» **WHAT YOU WILL DO**
In the records that follow, locate every line with "Emit" and extract it.

» **EXTRACTED MATERIAL**
— start —

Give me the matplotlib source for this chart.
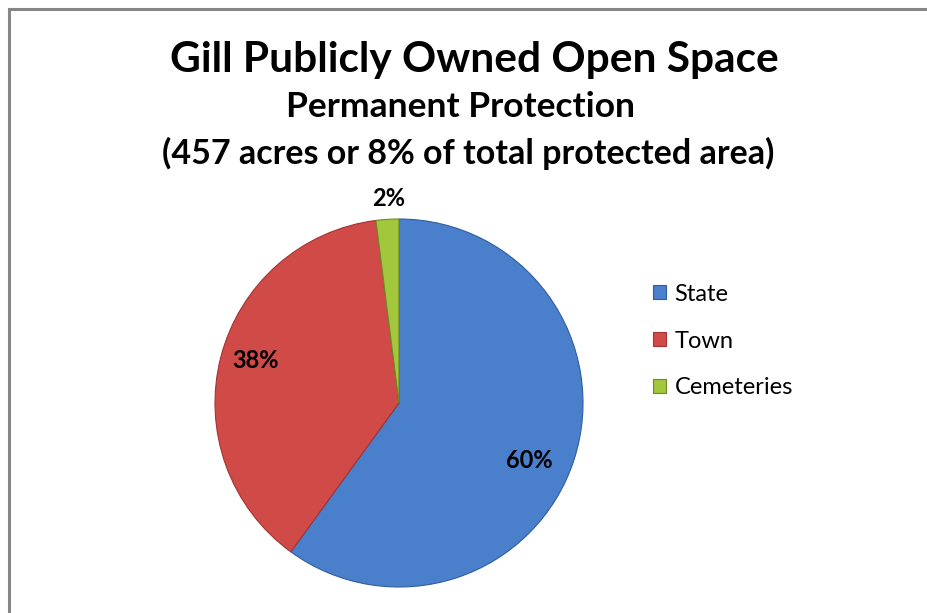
import matplotlib
matplotlib.use("Agg")
import matplotlib.pyplot as plt
from matplotlib.patches import Rectangle

categories = ["State", "Town", "Cemeteries"]
shares = [60, 38, 2]
colors = ["#4A7FCC", "#D04A48", "#A2C63C"]
edges = ["#2F5E9E", "#A33432", "#6E8A22"]

title = "Gill Publicly Owned Open Space"
subtitle = "Permanent Protection"
subtitle2 = "(457 acres or 8% of total protected area)"

W, H = 928, 613
fig = plt.figure(figsize=(W / 100, H / 100), dpi=100)
fig.patch.set_facecolor("white")

# frame (top and left edges visible)
fig.add_artist(plt.Line2D([9 / W, 9 / W], [0, 1 - 9 / H], color="#868686", lw=2.2, transform=fig.transFigure))
fig.add_artist(plt.Line2D([9 / W, 1], [1 - 9 / H, 1 - 9 / H], color="#868686", lw=2.2, transform=fig.transFigure))

font = "Lato"
fig.text(474 / W, 1 - 60 / H, title, ha="center", va="center", fontsize=30.5, fontweight="bold", family=font)
fig.text(461 / W, 1 - 107 / H, subtitle, ha="center", va="center", fontsize=25.5, fontweight="bold", family=font)
fig.text(468 / W, 1 - 153 / H, subtitle2, ha="center", va="center", fontsize=24.5, fontweight="bold", family=font)

# pie axes
cx, cy, r = 399, 403, 184
ax = fig.add_axes([(cx - r) / W, (H - cy - r) / H, 2 * r / W, 2 * r / H])
wedges, texts = ax.pie(shares, colors=colors, startangle=90, counterclock=False,
                       radius=1, wedgeprops=dict(linewidth=0.8))
for w, ec in zip(wedges, edges):
    w.set_edgecolor(ec)
ax.set_xlim(-1, 1)
ax.set_ylim(-1, 1)
ax.set_aspect("equal")
ax.axis("off")

label_pos = [(130, 57), (-143, -43), (-10, -204)]
for s, (dx, dy) in zip(shares, label_pos):
    ax.text(dx / r, -dy / r, f"{s}%", ha="center", va="center", fontsize=17,
            fontweight="bold", family=font, clip_on=False)

handles = [Rectangle((0, 0), 1, 1, facecolor=c, edgecolor=e, lw=0.8) for c, e in zip(colors, edges)]
leg = fig.legend(handles, categories, loc="center left", bbox_to_anchor=(632 / W, 1 - 341 / H),
                 frameon=False, prop={"family": font, "size": 17}, handlelength=0.55,
                 handleheight=0.55, handletextpad=0.35, labelspacing=1.1)

fig.savefig("out.png", dpi=100)
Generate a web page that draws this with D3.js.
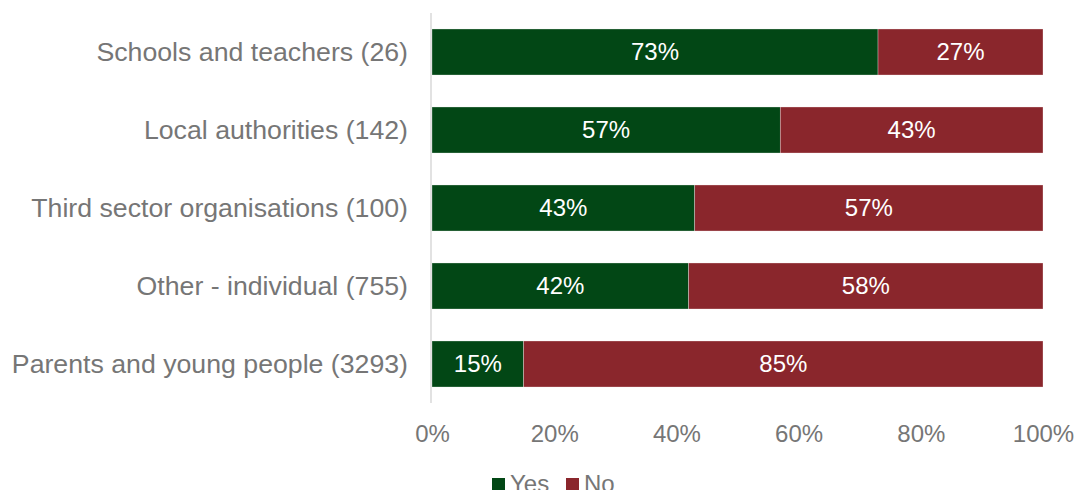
<!DOCTYPE html>
<html>
<head>
<meta charset="utf-8">
<script src="https://cdn.jsdelivr.net/npm/d3@7"></script>
<style>
  html, body { margin: 0; padding: 0; background: #fff; overflow: hidden; }
  svg { display: block; font-family: "Liberation Sans", Arial, sans-serif; }
</style>
</head>
<body>
<svg id="chart" width="1075" height="490"></svg>
<script>
// Respondent groups, top to bottom
const categories = [
  "Schools and teachers (26)",
  "Local authorities (142)",
  "Third sector organisations (100)",
  "Other - individual (755)",
  "Parents and young people (3293)"
];
// Share answering each option (%)
const yesValues = [73, 57, 43, 42, 15];
const noValues  = [27, 43, 57, 58, 85];
const seriesNames = ["Yes", "No"];
const tickValues = [0, 20, 40, 60, 80, 100];

const colors = { Yes: "#024715", No: "#8a262c" };
const textGray = "#767676";

const svg = d3.select("#chart");
const plotLeft = 432, plotRight = 1043, plotTop = 13, plotBottom = 403;

const x = d3.scaleLinear().domain([0, 100]).range([plotLeft, plotRight]);
const y = d3.scaleBand().domain(categories).range([plotTop, plotBottom])
  .paddingInner(0.41).paddingOuter(0.205);

const rows = categories.map((c, i) => ({ cat: c, Yes: yesValues[i], No: noValues[i] }));
const stacked = d3.stack().keys(seriesNames)(rows);

// Bars
const layers = svg.append("g").selectAll("g")
  .data(stacked).join("g")
  .attr("fill", d => colors[d.key]);

layers.selectAll("rect")
  .data(d => d)
  .join("rect")
  .attr("x", d => x(d[0]))
  .attr("y", d => y(d.data.cat))
  .attr("width", d => x(d[1]) - x(d[0]))
  .attr("height", y.bandwidth())
  .attr("stroke", "#ffffff")
  .attr("stroke-opacity", 0.5)
  .attr("stroke-width", 0.6);

// Value labels
layers.selectAll("text")
  .data(d => d)
  .join("text")
  .attr("x", d => (x(d[0]) + x(d[1])) / 2)
  .attr("y", d => y(d.data.cat) + y.bandwidth() / 2)
  .attr("dy", "0.35em")
  .attr("text-anchor", "middle")
  .attr("fill", "#ffffff")
  .style("font-size", "24px")
  .text(d => (d[1] - d[0]) + "%");

// Vertical axis line
svg.append("line")
  .attr("x1", plotLeft - 1).attr("x2", plotLeft - 1)
  .attr("y1", plotTop).attr("y2", plotBottom)
  .attr("stroke", "#d9d9d9").attr("stroke-width", 1.5);

// Category labels
svg.append("g").selectAll("text")
  .data(categories).join("text")
  .attr("x", 408)
  .attr("y", d => y(d) + y.bandwidth() / 2)
  .attr("dy", "0.35em")
  .attr("text-anchor", "end")
  .attr("fill", textGray)
  .style("font-size", "26.7px")
  .text(d => d);

// X axis tick labels
const xAxis = d3.axisBottom(x).tickValues(tickValues)
  .tickFormat(d => d + "%").tickSize(0).tickPadding(0);
const gx = svg.append("g").attr("transform", "translate(0, 442)").call(xAxis);
gx.select(".domain").remove();
gx.selectAll("text")
  .attr("fill", textGray)
  .attr("dy", "0")
  .style("font-size", "24px")
  .style("font-family", "'Liberation Sans', Arial, sans-serif");

// Legend
const legendItems = [
  { name: "Yes", x: 492 },
  { name: "No", x: 566 }
];
const lg = svg.append("g").selectAll("g").data(legendItems).join("g")
  .attr("transform", d => `translate(${d.x}, 478)`);
lg.append("rect").attr("width", 13).attr("height", 13)
  .attr("fill", d => colors[d.name]);
lg.append("text")
  .attr("x", 18).attr("y", 14)
  .attr("fill", textGray)
  .style("font-size", "24px")
  .text(d => d.name);
</script>
</body>
</html>
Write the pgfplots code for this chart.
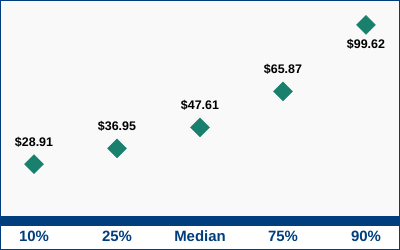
\documentclass[border=0pt]{standalone}
\usepackage{pgfplots}
\pgfplotsset{compat=1.18}
\usepackage{fontspec}
\setmainfont{Liberation Sans}
\definecolor{navy}{RGB}{0,62,126}
\definecolor{teal2}{RGB}{24,128,108}
\definecolor{bg}{RGB}{249,249,249}
\begin{document}
\begin{tikzpicture}[x=1bp,y=1bp]
\useasboundingbox (0,0) rectangle (400,250);
\fill[white] (0,0) rectangle (400,250);
\begin{axis}[
  at={(0bp,29bp)}, anchor=south west,
  scale only axis, width=400bp, height=220bp,
  xmin=-0.41, xmax=4.41, ymin=0, ymax=111.8,
  clip=false,
  axis background/.style={fill=bg},
  axis line style={draw=none},
  major tick length=0pt,
  ytick=\empty,
  xtick={0,1,2,3,4},
  xticklabels={10\%,25\%,Median,75\%,90\%},
  xticklabel style={anchor=center, yshift=-15bp, text=navy, font=\fontsize{15}{17}\selectfont\bfseries},
  nodes near coords,
  point meta=explicit symbolic,
  every node near coord/.append style={font=\fontsize{12.5}{14}\selectfont\bfseries, text=black, anchor=center},
]
\draw[navy, line width=10bp] (rel axis cs:0,0) -- (rel axis cs:1,0);
\addplot[only marks, mark=square*, mark size=6.7bp, mark options={rotate=45, fill=teal2, draw=teal2},
  nodes near coords style={yshift=22bp}]
  coordinates {(0,28.91) [\$28.91] (1,36.95) [\$36.95] (2,47.61) [\$47.61] (3,65.87) [\$65.87]};
\addplot[only marks, mark=square*, mark size=6.7bp, mark options={rotate=45, fill=teal2, draw=teal2},
  nodes near coords style={yshift=-19bp}]
  coordinates {(4,99.62) [\$99.62]};
\end{axis}
\draw[navy, line width=1.2bp] (0.6,0.6) rectangle (399.4,249.4);
\end{tikzpicture}
\end{document}
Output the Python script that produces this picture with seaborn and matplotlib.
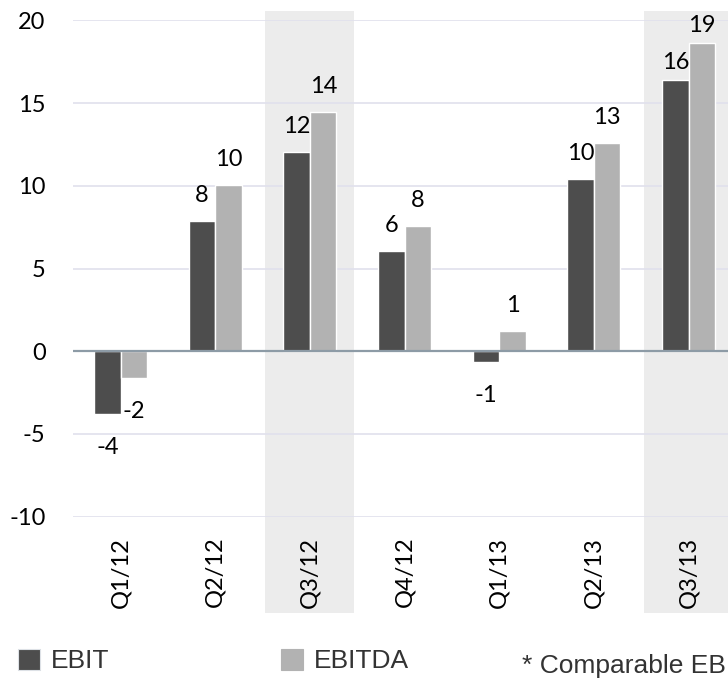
import pandas as pd
import matplotlib.pyplot as plt
import seaborn as sns
from matplotlib.patches import Patch

# ---------------------------------------------------------
# data
# ---------------------------------------------------------
quarters = ['Q1/12', 'Q2/12', 'Q3/12', 'Q4/12', 'Q1/13', 'Q2/13', 'Q3/13']
ebit = [-3.8, 7.9, 12.05, 6.05, -0.65, 10.4, 16.4]
ebitda = [-1.62, 10.04, 14.45, 7.6, 1.22, 12.6, 18.65]
highlighted = ['Q3/12', 'Q3/13']
series = ['EBIT', 'EBITDA']
footnote = '* Comparable EBITDA'

df = pd.DataFrame({
    'quarter': quarters * 2,
    'series': [series[0]] * len(quarters) + [series[1]] * len(quarters),
    'value': ebit + ebitda,
})

dark = '#4d4d4d'
light = '#b2b2b2'

# ---------------------------------------------------------
# plot
# ---------------------------------------------------------
sns.set_style('white')
plt.rcParams['font.family'] = ['Lato', 'DejaVu Sans']
plt.rcParams['axes.unicode_minus'] = False

fig = plt.figure(figsize=(7.28, 6.8), dpi=100)
ax = fig.add_axes([0.1007, 0.2401, 0.8993, 0.73])

sns.barplot(
    data=df,
    x='quarter',
    y='value',
    hue='series',
    order=quarters,
    palette=[dark, light],
    width=0.56,
    saturation=1,
    legend=False,
    zorder=2,
    ax=ax
)

# shaded quarters (extend above the plot and behind the tick labels)
for q in highlighted:
    i = quarters.index(q)
    band = ax.axvspan(i - 0.47, i + 0.47, ymin=-0.1934, ymax=1.0187,
                      color='#ececec', zorder=0, lw=0)
    band.set_clip_on(False)

ax.set_ylim(-10, 20)
ax.set_xlim(-0.5, 6.416)
ax.set_yticks([-10, -5, 0, 5, 10, 15, 20])

for v in [-10, -5, 5, 10, 15, 20]:
    ax.axhline(v, color='#e0e0ec', lw=1.2, zorder=0.5)
ax.axhline(0, color='#8d9ba6', lw=1.6, zorder=3)

for s in ax.spines.values():
    s.set_visible(False)

ax.tick_params(axis='both', length=0, labelsize=17, colors='black')
ax.tick_params(axis='y', pad=20)
ax.tick_params(axis='x', pad=14.5, labelrotation=90)
ax.set_xlabel('')
ax.set_ylabel('')

# value labels
for cont in ax.containers:
    for k, bar in enumerate(cont):
        h = bar.get_height()
        xc = bar.get_x() + bar.get_width() / 2
        if h >= 0:
            off = 7.7 if k == len(quarters) - 1 else 13.5
        else:
            off = -28.7
        ax.annotate(f'{h:.0f}', (xc, h), xytext=(0, off),
                    textcoords='offset points', ha='center',
                    va='baseline', fontsize=17, color='black')

# legend
handles = [
    Patch(facecolor=dark, edgecolor='#dde1e6', lw=0.8, label=series[0]),
    Patch(facecolor=light, edgecolor=light, lw=0.8, label=series[1]),
]
fig.legend(
    handles=handles,
    loc='center left',
    bbox_to_anchor=(18 / 728, 1 - 661 / 680),
    ncol=2,
    frameon=False,
    borderpad=0,
    borderaxespad=0,
    handlelength=0.85,
    handleheight=0.89,
    handletextpad=0.4,
    columnspacing=6.5,
    prop={'family': 'Liberation Sans', 'size': 19},
    labelcolor='#333333'
)

fig.text(522 / 728, 1 - 673 / 680, footnote, family='Liberation Sans',
         fontsize=19, color='#333333', va='baseline', ha='left')

fig.savefig('out.png', dpi=100)
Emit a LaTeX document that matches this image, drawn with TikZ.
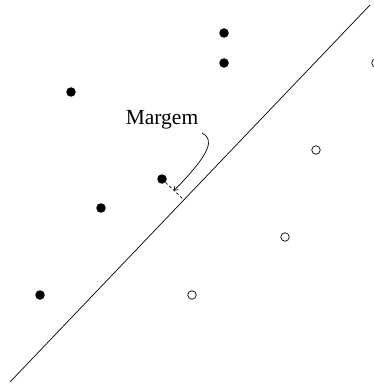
\documentclass[tikz,border=0pt]{standalone}
\usepackage{fontspec}
\setmainfont{Liberation Serif}
\usetikzlibrary{arrows.meta,calc}

\begin{document}
\begin{tikzpicture}[x=1pt,y=-1pt,
  posdot/.style={circle,fill=black,inner sep=0pt,minimum size=9.5pt},
  negdot/.style={circle,draw=black,line width=0.7pt,inner sep=0pt,minimum size=8.5pt}]
\useasboundingbox (0,0) rectangle (374,385);
% separating line
\coordinate (lo) at (10,382);
\coordinate (hi) at (370,5);
\draw[line width=0.7pt] (lo) -- (hi);
% class +1
\node[posdot] (p1) at (224,33) {};
\node[posdot] (p2) at (224,63) {};
\node[posdot] (p3) at (71,92) {};
\node[posdot] (p4) at (162,179) {};
\node[posdot] (p5) at (101,208) {};
\node[posdot] (p6) at (40,295) {};
% class -1
\node[negdot] (n1) at (376,63) {};
\node[negdot] (n2) at (316,150) {};
\node[negdot] (n3) at (285,237) {};
\node[negdot] (n4) at (192,295) {};
% margin
\coordinate (foot) at ($(lo)!(p4)!(hi)$);
\draw[line width=0.6pt,dash pattern=on 3pt off 2pt] (p4) -- (foot);
\coordinate (tip) at ($(p4)!0.55!(foot)$);
\node[font=\fontsize{21.5}{24}\selectfont] (lbl) at (162,120) {Margem};
\draw[line width=0.7pt,-{Straight Barb[length=3pt,width=5pt]}] (202,133) .. controls (214,139) and (212,152) .. (tip);
\end{tikzpicture}
\end{document}
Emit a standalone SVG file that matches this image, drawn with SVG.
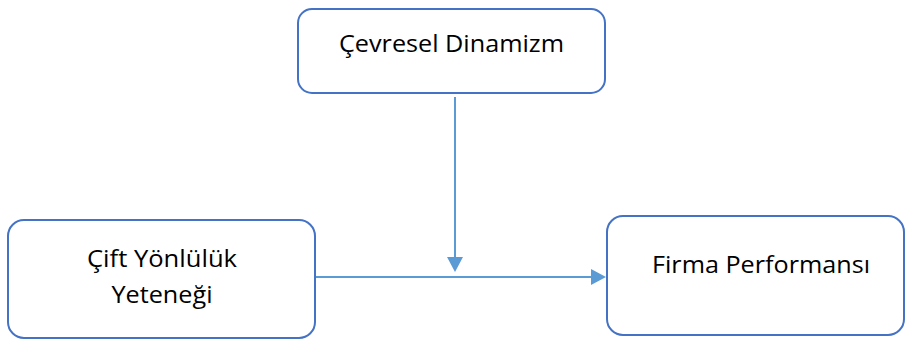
<svg xmlns="http://www.w3.org/2000/svg" width="906" height="340" viewBox="0 0 906 340">
<defs>
<style>
.box{fill:#fff;stroke:#4472C4;stroke-width:2}
.t{font-family:"Open Sans","Liberation Sans",sans-serif;font-size:24px;fill:#000;text-anchor:middle}
.c{stroke:#5B9BD5;stroke-width:2;fill:none}
</style>
</defs>
<rect width="906" height="340" fill="#fff"/>
<g id="connectors">
<line class="c" x1="455" y1="97" x2="455" y2="258"/>
<path d="M447,257 L463,257 L455,272 Z" fill="#5B9BD5"/>
<line class="c" x1="315" y1="277" x2="592" y2="277"/>
<path d="M591,269 L606,277 L591,285 Z" fill="#5B9BD5"/>
</g>
<g id="cevresel">
<rect class="box" x="298" y="9" width="307" height="84" rx="14"/>
<text class="t" x="451.5" y="52" textLength="225" lengthAdjust="spacingAndGlyphs">Çevresel Dinamizm</text>
</g>
<g id="cift">
<rect class="box" x="8" y="220" width="307" height="118" rx="16"/>
<text class="t" x="162" y="267" textLength="150" lengthAdjust="spacingAndGlyphs">Çift Yönlülük</text>
<text class="t" x="162" y="303" textLength="101" lengthAdjust="spacingAndGlyphs">Yeteneği</text>
</g>
<g id="firma">
<rect class="box" x="607" y="216" width="297" height="119" rx="16"/>
<text class="t" x="761" y="273" textLength="218" lengthAdjust="spacingAndGlyphs">Firma Performansı</text>
</g>
</svg>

— end —

» **OUTPUT FOR THIS EXERCISE**
Emit a LaTeX document that matches this image, drawn with TikZ.
Emit a standalone SVG file that matches this image, drawn with SVG.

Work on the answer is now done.